Bag, Loeffler Randall
Being afraid holds you back. You have to think, ‘I’m me. I’m the best person I can be, and I can do what I do better than anybody else can. I might not be good at everything, but the one thing I’m good at, I’m really good at it.’ You need to own that.
Tell us about your experience as a woman in business.
We can be underestimated, which is exhausting and unfair. But it makes me more determined. I’ve noticed that women can walk into a room and speak because they are women. People may not take them seriously or listen to what they have to say. But if you are talented, serious and focused, you get that much more credit. If you’re a man, that’s expected. I’m so inspired by all the female leaders out there right now and I feel like I was born at just the right time to be a leader myself. And instead of competing like we used to, I see a sense of teamwork. It’s not a competition. There’s plenty of money to go around. When we work together, the things we can do are limitless.
What is all of your hard work worth to you?
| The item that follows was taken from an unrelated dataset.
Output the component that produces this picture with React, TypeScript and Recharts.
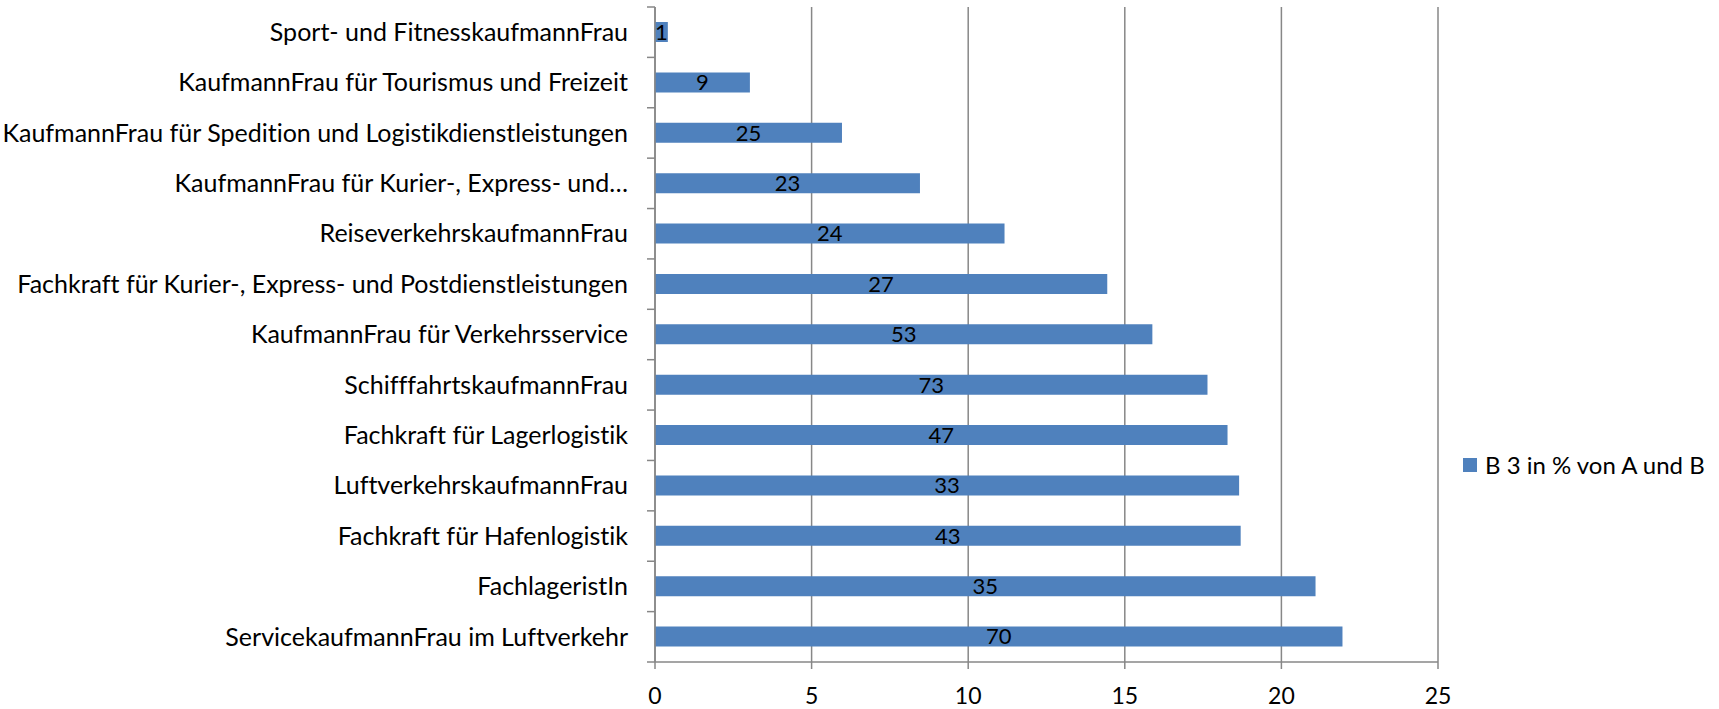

When the doors open to an event, the music’s playing, the lights I’ve designed are going, all my friends are having the time of their lives and people tweet me the next day saying how much fun they had… that’s a huge payoff. But personally, I come from nothing. I’m taking my family on a trip and it’ll be their first time out of the country. I never thought in a million years I’d be able to afford that. Taking my mom places she’s never been — that’s an incredible payoff. When I finally get a house for her, that’s going to be my dream come true.
I can’t tell you what I did last weekend. I don’t remember what club I was at or who I was with. I’m sure it was super fun. But I can remember last month’s charity event, or the last time I made someone happy. Those moments fuel me.